Instruction = Beginning with the first line, set down every line through the one containing "[2140, 2272, 2445];", exactly as it appears, but not the pictures.

>> START

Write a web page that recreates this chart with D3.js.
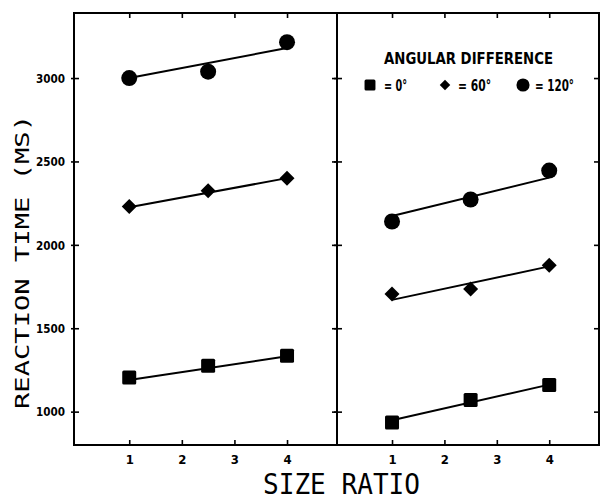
<!DOCTYPE html>
<html>
<head>
<meta charset="utf-8">
<script src="https://cdn.jsdelivr.net/npm/d3@7"></script>
<style>
  html, body { margin: 0; padding: 0; background: #fff; }
  svg { display: block; }
  .tick-label { font-family: "DejaVu Sans Condensed", "DejaVu Sans", sans-serif; font-stretch: condensed; font-weight: bold; font-size: 13px; fill: #000; }
  .title { font-family: "DejaVu Sans Mono", monospace; fill: #000; }
  .legend { font-family: "DejaVu Sans Condensed", "DejaVu Sans", sans-serif; font-stretch: condensed; font-weight: bold; fill: #000; }
</style>
</head>
<body>
<svg id="chart" width="600" height="500"></svg>
<script>
// ---- Data ----
const sizeRatios = [1, 2.5, 4];
const xTicks = [1, 2, 3, 4];
const yTicks = [1000, 1500, 2000, 2500, 3000];
const panels = ["left", "right"];

const leftSquare  = [1205, 1275, 1335];
const leftDiamond = [2230, 2325, 2400];
const leftCircle  = [3000, 3038, 3215];
const rightSquare  = [935, 1070, 1160];
const rightDiamond = [1705, 1735, 1878];
const rightCircle  = [2140, 2272, 2445];

// fitted line end values (at size ratio 1 and 4)
const fitRatios = [1, 4];
const leftSquareFit  = [1190, 1332];
const leftDiamondFit = [2225, 2400];
const leftCircleFit  = [3000, 3180];
const rightSquareFit  = [948, 1162];
const rightDiamondFit = [1670, 1871];
const rightCircleFit  = [2173, 2403];

const legendTitle = "ANGULAR DIFFERENCE";
const legendLabels = ["= 0°", "= 60°", "= 120°"];
const shapes = ["square", "diamond", "circle"];

// ---- Layout ----
const svg = d3.select("#chart");
const plotTop = 13, plotBottom = 445;
const panelX = { left: [74, 337], right: [337, 599] };

const y = d3.scaleLinear().domain([800, 3390]).range([plotBottom, plotTop]);
const xScales = {};
panels.forEach(p => {
  xScales[p] = d3.scaleLinear().domain([-0.05, 4.95]).range(panelX[p]);
});

const seriesData = {
  left:  { square: leftSquare, diamond: leftDiamond, circle: leftCircle },
  right: { square: rightSquare, diamond: rightDiamond, circle: rightCircle }
};
const fitData = {
  left:  { square: leftSquareFit, diamond: leftDiamondFit, circle: leftCircleFit },
  right: { square: rightSquareFit, diamond: rightDiamondFit, circle: rightCircleFit }
};

function drawMarker(g, shape, cx, cy, scale) {
  scale = scale || 1;
  if (shape === "square") {
    const s = 14 * scale;
    g.append("rect").attr("x", cx - s / 2).attr("y", cy - s / 2)
      .attr("width", s).attr("height", s).attr("rx", 1.5).attr("fill", "#000");
  } else if (shape === "diamond") {
    const r = 7.5 * scale;
    g.append("path").attr("d", `M${cx},${cy - r}L${cx + r},${cy}L${cx},${cy + r}L${cx - r},${cy}Z`)
      .attr("fill", "#000");
  } else {
    g.append("circle").attr("cx", cx).attr("cy", cy).attr("r", 8 * scale).attr("fill", "#000");
  }
}

const frame = svg.append("g");

panels.forEach(p => {
  const x = xScales[p];
  const [x0, x1] = panelX[p];
  const g = svg.append("g");

  // bottom axis with inward ticks
  const bottomAxis = d3.axisBottom(x).tickValues(xTicks).tickSize(-5).tickFormat(d3.format("d")).tickPadding(10);
  const ba = g.append("g").attr("transform", `translate(0,${plotBottom})`).call(bottomAxis);
  ba.select(".domain").remove();
  ba.selectAll("line").attr("stroke", "#000").attr("stroke-width", 1.6);
  ba.selectAll("text").attr("class", "tick-label").attr("font-size", null).attr("font-family", null);

  // top ticks inward
  const topAxis = d3.axisTop(x).tickValues(xTicks).tickSize(-5).tickFormat("");
  const ta = g.append("g").attr("transform", `translate(0,${plotTop})`).call(topAxis);
  ta.select(".domain").remove();
  ta.selectAll("line").attr("stroke", "#000").attr("stroke-width", 1.6);

  // y ticks on left edge of panel
  const leftAxis = d3.axisLeft(y).tickValues(yTicks).tickSize(-5)
    .tickFormat(p === "left" ? d3.format("d") : "").tickPadding(8);
  const la = g.append("g").attr("transform", `translate(${x0},0)`).call(leftAxis);
  la.select(".domain").remove();
  la.selectAll("line").attr("stroke", "#000").attr("stroke-width", 1.6);
  la.selectAll("text").filter(function () { return this.textContent !== ""; })
    .attr("class", "tick-label").attr("font-size", null).attr("font-family", null)
    .attr("dx", -1).attr("textLength", 29).attr("lengthAdjust", "spacingAndGlyphs");
  // small outward part of the tick
  const la2 = g.append("g").attr("transform", `translate(${x0},0)`)
    .call(d3.axisLeft(y).tickValues(yTicks).tickSize(3).tickFormat(""));
  la2.select(".domain").remove();
  la2.selectAll("line").attr("stroke", "#000").attr("stroke-width", 1.6);

  // y ticks on right edge of panel (inward)
  const ra = g.append("g").attr("transform", `translate(${x1},0)`)
    .call(d3.axisRight(y).tickValues(yTicks).tickSize(-5).tickFormat(""));
  ra.select(".domain").remove();
  ra.selectAll("line").attr("stroke", "#000").attr("stroke-width", 1.6);

  // panel frame
  frame.append("rect").attr("x", x0).attr("y", plotTop).attr("width", x1 - x0).attr("height", plotBottom - plotTop)
    .attr("fill", "none").attr("stroke", "#000").attr("stroke-width", 2);

  // fitted lines
  shapes.forEach(s => {
    const fit = fitData[p][s];
    const line = d3.line().x((d, i) => x(fitRatios[i])).y(d => y(d));
    g.append("path").datum(fit).attr("d", line).attr("fill", "none")
      .attr("stroke", "#000").attr("stroke-width", 2);
  });

  // markers
  shapes.forEach(s => {
    seriesData[p][s].forEach((v, i) => {
      drawMarker(g, s, x(sizeRatios[i]), y(v));
    });
  });
});

// ---- Legend ----
const lg = svg.append("g");
lg.append("text").attr("class", "legend").attr("x", 468.5).attr("y", 64)
  .attr("text-anchor", "middle").attr("font-size", 15)
  .attr("textLength", 169).attr("lengthAdjust", "spacingAndGlyphs").text(legendTitle);

const legendMarkerX = [370, 445, 523];
const legendMarkerScale = [0.78, 0.7, 0.82];
const legendTextX = [384, 458, 535];
const legendTextLen = [23, 33, 39];
shapes.forEach((s, i) => {
  drawMarker(lg, s, legendMarkerX[i], 85, legendMarkerScale[i]);
  lg.append("text").attr("class", "legend").attr("x", legendTextX[i]).attr("y", 90.5)
    .attr("font-size", 15).attr("textLength", legendTextLen[i])
    .attr("lengthAdjust", "spacingAndGlyphs").text(legendLabels[i]);
});

// ---- Axis titles ----
svg.append("text").attr("class", "title")
  .attr("transform", "translate(29,262) rotate(-90)")
  .attr("text-anchor", "middle").attr("font-size", 20)
  .attr("textLength", 294).attr("lengthAdjust", "spacingAndGlyphs")
  .text("REACTION TIME (MS)");

svg.append("text").attr("class", "title")
  .attr("x", 341.5).attr("y", 494)
  .attr("text-anchor", "middle").attr("font-size", 28)
  .attr("textLength", 157).attr("lengthAdjust", "spacingAndGlyphs")
  .text("SIZE RATIO");
</script>
</body>
</html>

>> END

Result for this task =
Write a web page that recreates this chart with D3.js.
<!DOCTYPE html>
<html>
<head>
<meta charset="utf-8">
<script src="https://cdn.jsdelivr.net/npm/d3@7"></script>
<style>
  html, body { margin: 0; padding: 0; background: #fff; }
  svg { display: block; }
  .tick-label { font-family: "DejaVu Sans Condensed", "DejaVu Sans", sans-serif; font-stretch: condensed; font-weight: bold; font-size: 13px; fill: #000; }
  .title { font-family: "DejaVu Sans Mono", monospace; fill: #000; }
  .legend { font-family: "DejaVu Sans Condensed", "DejaVu Sans", sans-serif; font-stretch: condensed; font-weight: bold; fill: #000; }
</style>
</head>
<body>
<svg id="chart" width="600" height="500"></svg>
<script>
// ---- Data ----
const sizeRatios = [1, 2.5, 4];
const xTicks = [1, 2, 3, 4];
const yTicks = [1000, 1500, 2000, 2500, 3000];
const panels = ["left", "right"];

const leftSquare  = [1205, 1275, 1335];
const leftDiamond = [2230, 2325, 2400];
const leftCircle  = [3000, 3038, 3215];
const rightSquare  = [935, 1070, 1160];
const rightDiamond = [1705, 1735, 1878];
const rightCircle  = [2140, 2272, 2445];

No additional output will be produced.